One of the best strategies for fishing the turn-over is to find a deep water ridge or ledge – often off a rocky point – and target those areas. Remember that larger predatory fish are finding bait fish hard to come by so they’re actively on the prowl for their next meal too. Musky anglers often catch the largest fish of the season by trolling deep-diving crank baits off points with a big drop-off. Large walleye and northern pike can also be caught in these same locations. You can either troll a diving plug, or jig a twister tail near bottom and do well.
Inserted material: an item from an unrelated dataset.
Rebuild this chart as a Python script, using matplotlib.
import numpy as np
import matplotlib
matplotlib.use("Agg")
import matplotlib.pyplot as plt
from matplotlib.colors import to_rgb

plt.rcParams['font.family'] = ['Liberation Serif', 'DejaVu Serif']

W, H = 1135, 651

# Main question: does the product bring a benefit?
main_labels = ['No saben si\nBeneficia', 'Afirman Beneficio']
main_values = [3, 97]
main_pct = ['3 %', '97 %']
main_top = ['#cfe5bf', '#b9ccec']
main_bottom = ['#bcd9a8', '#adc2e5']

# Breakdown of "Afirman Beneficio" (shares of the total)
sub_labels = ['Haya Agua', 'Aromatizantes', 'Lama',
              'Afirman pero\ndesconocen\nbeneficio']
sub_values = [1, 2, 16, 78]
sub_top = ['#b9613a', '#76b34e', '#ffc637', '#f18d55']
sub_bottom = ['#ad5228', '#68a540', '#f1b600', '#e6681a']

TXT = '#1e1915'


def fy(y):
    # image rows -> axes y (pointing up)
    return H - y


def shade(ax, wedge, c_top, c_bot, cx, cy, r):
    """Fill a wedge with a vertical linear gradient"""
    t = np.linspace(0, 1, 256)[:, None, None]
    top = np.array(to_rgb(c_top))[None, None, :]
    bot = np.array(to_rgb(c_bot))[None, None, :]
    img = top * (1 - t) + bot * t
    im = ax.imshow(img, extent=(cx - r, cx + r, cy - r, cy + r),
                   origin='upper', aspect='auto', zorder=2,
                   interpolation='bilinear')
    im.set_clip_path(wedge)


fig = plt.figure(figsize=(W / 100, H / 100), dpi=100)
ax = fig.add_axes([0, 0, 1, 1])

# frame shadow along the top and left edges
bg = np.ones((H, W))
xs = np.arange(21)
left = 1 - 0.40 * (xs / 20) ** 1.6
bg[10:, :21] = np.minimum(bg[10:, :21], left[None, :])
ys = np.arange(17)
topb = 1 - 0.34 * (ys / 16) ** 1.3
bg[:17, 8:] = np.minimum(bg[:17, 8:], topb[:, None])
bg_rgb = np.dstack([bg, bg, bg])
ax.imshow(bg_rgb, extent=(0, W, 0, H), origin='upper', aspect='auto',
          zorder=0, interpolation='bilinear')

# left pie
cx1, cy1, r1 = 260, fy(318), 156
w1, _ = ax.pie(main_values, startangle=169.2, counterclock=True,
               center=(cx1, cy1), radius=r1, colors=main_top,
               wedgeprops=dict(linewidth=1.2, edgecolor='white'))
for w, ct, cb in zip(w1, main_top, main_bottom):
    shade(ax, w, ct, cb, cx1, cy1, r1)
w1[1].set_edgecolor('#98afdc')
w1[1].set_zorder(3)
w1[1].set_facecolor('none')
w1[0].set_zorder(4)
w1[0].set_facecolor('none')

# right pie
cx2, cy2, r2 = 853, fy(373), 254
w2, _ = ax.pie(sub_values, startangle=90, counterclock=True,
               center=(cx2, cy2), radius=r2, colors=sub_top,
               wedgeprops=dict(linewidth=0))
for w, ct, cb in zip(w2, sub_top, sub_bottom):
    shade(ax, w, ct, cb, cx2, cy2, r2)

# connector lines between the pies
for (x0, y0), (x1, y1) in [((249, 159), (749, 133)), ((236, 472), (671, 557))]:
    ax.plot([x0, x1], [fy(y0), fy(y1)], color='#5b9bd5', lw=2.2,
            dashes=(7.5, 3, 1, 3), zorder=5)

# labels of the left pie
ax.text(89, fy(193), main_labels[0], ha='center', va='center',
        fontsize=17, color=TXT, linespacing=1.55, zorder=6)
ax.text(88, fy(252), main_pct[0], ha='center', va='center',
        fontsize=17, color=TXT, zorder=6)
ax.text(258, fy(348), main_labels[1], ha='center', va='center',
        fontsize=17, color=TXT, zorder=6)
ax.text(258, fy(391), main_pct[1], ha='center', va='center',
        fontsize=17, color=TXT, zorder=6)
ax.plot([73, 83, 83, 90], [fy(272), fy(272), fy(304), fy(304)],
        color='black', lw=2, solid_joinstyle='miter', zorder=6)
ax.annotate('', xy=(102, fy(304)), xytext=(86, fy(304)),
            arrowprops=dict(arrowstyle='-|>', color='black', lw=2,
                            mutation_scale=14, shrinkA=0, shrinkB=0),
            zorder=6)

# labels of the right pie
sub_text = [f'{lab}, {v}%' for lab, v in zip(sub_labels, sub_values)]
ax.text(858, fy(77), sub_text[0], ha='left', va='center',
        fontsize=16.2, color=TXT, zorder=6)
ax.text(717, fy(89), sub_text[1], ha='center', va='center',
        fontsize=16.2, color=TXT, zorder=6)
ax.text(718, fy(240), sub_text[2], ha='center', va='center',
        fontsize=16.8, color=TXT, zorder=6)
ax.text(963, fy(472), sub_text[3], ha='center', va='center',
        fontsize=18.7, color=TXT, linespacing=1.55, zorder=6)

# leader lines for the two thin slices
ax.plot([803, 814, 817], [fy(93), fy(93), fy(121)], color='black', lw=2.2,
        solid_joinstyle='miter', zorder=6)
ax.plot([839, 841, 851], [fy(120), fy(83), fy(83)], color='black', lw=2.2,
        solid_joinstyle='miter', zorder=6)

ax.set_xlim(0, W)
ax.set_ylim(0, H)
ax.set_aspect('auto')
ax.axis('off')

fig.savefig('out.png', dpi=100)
My best technique for fishing the turn-over is to let the wind do the work. I position the boat such that once I kill the motor, the wind will push the boat from deeper, off-shore water towards a point or island. As the boat naturally turns broadside to the wind, I drop a 3/8- or 1/2-ounce jig with a white or white-and-pink twister tail off the windward side of the boat (so you can feel the wind on your face) and vertically jig off the bottom. This way I can fish my way towards shore from depths of 30-feet or more, until I’m right in the shallows. I’ve caught some “lunker” northern pike and walleye with this technique.

Overall, the fish I’ve caught in the fall have been bigger, and deeper, than in summer – say from 15- to 30-feet. So if there are a couple of operative words for fishing the turn-over they would be “deep” and “big.”